• **Instructions to follow**
Starting at the first line of the listing below, repeat each line exactly until the line containing "ratio_ticks = [0.5, 1.0, 1.5, 2.0]", which you include. Leave out pictures.

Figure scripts
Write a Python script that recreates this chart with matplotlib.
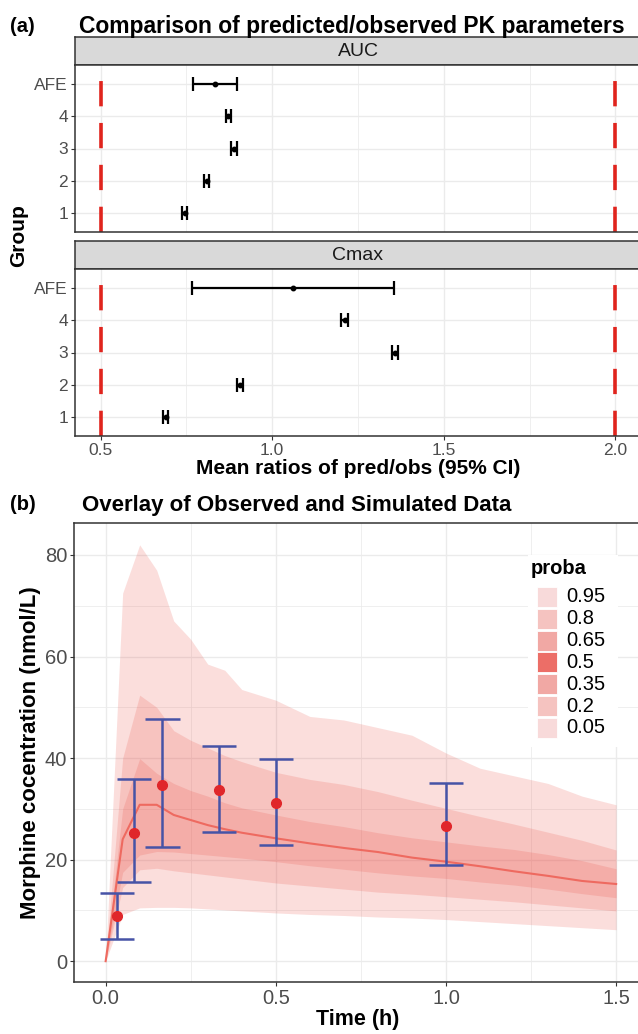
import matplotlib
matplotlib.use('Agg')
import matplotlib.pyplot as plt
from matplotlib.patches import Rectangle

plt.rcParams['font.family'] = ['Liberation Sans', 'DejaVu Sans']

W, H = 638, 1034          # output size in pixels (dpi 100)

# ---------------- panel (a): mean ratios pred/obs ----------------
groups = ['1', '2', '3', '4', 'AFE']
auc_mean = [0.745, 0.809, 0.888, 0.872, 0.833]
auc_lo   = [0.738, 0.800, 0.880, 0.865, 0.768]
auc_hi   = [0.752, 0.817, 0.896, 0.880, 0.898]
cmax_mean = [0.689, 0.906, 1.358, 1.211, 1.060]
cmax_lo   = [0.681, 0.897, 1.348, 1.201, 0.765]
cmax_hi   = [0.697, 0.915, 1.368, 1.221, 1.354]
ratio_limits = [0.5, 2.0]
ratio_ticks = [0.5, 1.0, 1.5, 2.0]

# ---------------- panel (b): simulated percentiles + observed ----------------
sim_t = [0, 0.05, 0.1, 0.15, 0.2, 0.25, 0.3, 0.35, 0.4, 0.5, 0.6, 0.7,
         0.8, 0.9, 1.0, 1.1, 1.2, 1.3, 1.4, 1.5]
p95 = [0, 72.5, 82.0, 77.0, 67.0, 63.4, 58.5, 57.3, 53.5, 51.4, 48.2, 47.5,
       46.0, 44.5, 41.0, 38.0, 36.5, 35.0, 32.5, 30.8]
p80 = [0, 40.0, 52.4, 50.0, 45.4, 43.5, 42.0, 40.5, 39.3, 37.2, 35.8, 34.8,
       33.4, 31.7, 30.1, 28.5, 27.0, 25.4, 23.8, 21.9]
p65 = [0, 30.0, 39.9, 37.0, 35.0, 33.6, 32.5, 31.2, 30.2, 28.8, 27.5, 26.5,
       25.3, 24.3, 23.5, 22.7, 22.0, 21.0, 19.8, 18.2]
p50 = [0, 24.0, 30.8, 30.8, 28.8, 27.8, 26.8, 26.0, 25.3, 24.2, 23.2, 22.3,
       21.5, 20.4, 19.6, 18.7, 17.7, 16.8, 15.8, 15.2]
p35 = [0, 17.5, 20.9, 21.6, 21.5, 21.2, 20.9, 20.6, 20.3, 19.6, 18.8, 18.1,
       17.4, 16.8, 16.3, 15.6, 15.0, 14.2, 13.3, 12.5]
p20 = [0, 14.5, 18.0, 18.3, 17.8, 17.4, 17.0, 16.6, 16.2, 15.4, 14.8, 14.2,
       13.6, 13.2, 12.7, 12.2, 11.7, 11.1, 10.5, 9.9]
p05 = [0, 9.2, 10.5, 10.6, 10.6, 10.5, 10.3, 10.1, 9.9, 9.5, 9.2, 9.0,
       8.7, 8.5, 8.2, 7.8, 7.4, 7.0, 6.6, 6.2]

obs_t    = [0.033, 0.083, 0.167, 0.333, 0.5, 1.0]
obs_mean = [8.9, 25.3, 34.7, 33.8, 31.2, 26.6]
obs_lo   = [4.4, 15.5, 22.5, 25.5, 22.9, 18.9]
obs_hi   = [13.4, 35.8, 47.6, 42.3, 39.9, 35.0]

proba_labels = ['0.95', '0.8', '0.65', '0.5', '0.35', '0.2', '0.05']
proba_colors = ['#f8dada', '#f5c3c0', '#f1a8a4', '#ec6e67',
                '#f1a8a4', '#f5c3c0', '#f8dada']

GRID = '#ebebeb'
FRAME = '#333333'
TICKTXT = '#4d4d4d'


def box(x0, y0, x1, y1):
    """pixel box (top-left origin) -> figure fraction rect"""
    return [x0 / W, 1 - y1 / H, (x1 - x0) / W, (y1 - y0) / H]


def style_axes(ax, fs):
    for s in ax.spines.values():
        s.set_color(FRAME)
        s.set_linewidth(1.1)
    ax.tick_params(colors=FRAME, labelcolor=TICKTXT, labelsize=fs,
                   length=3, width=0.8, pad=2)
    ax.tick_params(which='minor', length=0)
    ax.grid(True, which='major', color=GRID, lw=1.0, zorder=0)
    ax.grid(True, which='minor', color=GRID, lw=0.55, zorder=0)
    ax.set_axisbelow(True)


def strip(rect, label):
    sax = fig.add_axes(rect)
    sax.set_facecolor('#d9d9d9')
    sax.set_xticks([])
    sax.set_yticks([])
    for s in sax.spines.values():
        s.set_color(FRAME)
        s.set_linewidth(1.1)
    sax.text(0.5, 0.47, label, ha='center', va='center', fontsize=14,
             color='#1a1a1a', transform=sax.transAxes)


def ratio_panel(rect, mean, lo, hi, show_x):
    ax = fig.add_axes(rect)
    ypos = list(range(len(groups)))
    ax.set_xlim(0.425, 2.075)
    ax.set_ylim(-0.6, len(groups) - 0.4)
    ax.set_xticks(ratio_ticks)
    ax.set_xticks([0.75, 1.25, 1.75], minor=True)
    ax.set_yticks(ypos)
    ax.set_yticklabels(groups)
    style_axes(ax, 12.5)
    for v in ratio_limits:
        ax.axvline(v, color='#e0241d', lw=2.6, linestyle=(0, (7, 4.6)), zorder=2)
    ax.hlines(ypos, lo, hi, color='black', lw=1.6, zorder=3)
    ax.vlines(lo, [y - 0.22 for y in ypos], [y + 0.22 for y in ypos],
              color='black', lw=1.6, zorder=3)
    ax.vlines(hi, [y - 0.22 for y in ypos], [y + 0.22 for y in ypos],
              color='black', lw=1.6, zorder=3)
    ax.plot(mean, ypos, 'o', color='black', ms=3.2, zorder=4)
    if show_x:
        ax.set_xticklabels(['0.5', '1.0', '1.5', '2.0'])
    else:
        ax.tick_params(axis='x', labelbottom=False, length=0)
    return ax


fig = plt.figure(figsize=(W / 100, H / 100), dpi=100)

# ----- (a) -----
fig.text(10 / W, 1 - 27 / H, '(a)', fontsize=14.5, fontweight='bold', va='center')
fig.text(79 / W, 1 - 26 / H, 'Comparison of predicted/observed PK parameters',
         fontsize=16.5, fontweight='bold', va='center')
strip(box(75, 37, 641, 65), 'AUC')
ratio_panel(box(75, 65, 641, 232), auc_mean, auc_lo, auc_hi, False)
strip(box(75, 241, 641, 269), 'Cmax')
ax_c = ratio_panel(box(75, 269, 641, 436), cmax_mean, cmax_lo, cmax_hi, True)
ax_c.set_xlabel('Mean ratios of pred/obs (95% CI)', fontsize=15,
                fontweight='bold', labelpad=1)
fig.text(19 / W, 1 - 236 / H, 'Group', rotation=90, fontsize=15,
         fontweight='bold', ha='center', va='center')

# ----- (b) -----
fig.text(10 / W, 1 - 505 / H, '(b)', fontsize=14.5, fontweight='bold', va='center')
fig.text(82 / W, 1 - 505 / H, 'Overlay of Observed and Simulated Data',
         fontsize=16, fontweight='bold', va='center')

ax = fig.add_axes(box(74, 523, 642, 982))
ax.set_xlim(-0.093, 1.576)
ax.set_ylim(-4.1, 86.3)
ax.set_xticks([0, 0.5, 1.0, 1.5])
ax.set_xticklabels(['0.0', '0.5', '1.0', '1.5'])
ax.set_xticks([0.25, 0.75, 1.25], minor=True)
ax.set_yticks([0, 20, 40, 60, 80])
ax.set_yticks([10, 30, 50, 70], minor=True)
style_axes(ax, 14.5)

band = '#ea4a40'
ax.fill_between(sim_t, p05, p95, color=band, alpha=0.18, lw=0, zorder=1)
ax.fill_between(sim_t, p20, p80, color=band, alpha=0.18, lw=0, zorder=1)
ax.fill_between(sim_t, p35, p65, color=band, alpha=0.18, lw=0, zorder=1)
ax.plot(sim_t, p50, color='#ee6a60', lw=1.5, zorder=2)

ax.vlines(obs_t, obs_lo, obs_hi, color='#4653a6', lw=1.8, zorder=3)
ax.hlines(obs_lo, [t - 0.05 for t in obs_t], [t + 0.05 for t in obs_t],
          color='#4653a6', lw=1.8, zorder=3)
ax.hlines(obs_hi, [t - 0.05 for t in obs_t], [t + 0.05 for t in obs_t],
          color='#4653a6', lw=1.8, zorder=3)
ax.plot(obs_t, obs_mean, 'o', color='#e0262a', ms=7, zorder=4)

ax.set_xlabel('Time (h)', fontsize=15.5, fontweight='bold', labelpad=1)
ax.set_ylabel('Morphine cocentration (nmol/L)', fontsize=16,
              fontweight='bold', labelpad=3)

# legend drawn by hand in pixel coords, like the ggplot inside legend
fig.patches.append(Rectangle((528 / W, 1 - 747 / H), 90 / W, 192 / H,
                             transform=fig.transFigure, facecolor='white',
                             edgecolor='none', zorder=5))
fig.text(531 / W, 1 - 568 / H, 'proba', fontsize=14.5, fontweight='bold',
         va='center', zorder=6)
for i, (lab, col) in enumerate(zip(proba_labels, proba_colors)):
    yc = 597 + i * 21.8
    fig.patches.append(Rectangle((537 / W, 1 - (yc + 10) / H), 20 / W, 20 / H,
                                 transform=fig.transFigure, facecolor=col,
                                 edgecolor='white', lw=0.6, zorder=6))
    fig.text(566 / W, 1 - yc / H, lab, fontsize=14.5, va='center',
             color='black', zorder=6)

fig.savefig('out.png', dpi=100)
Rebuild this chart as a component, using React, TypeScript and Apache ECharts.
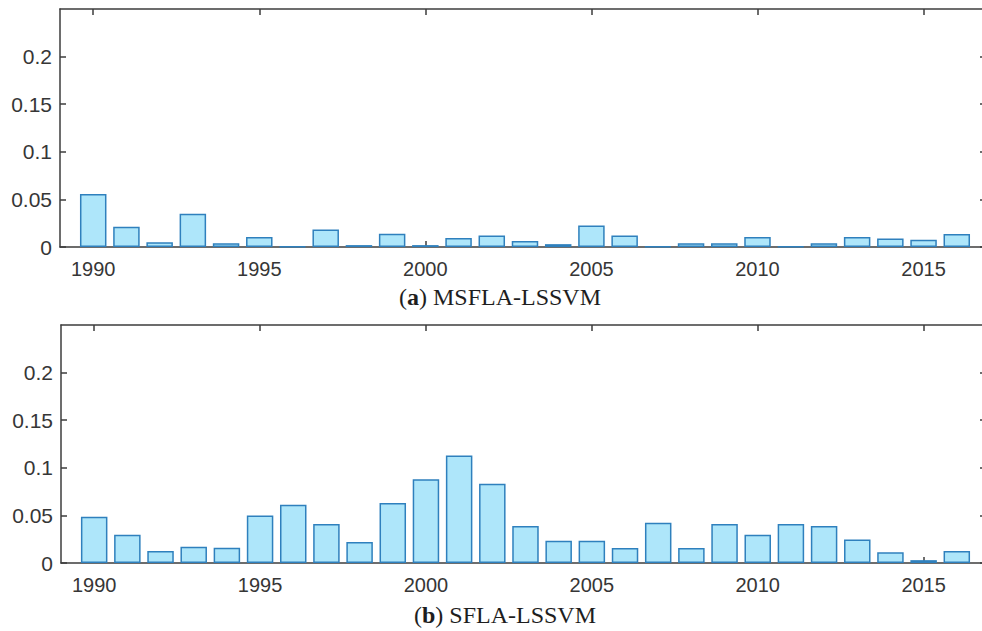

• **Expected answer**
Write a Python script that recreates this chart with matplotlib.
import matplotlib
matplotlib.use('Agg')
import matplotlib.pyplot as plt
from matplotlib.patches import Rectangle

plt.rcParams['font.family'] = ['Liberation Sans', 'DejaVu Sans']

W, H = 638, 1034          # output size in pixels (dpi 100)

# ---------------- panel (a): mean ratios pred/obs ----------------
groups = ['1', '2', '3', '4', 'AFE']
auc_mean = [0.745, 0.809, 0.888, 0.872, 0.833]
auc_lo   = [0.738, 0.800, 0.880, 0.865, 0.768]
auc_hi   = [0.752, 0.817, 0.896, 0.880, 0.898]
cmax_mean = [0.689, 0.906, 1.358, 1.211, 1.060]
cmax_lo   = [0.681, 0.897, 1.348, 1.201, 0.765]
cmax_hi   = [0.697, 0.915, 1.368, 1.221, 1.354]
ratio_limits = [0.5, 2.0]
ratio_ticks = [0.5, 1.0, 1.5, 2.0]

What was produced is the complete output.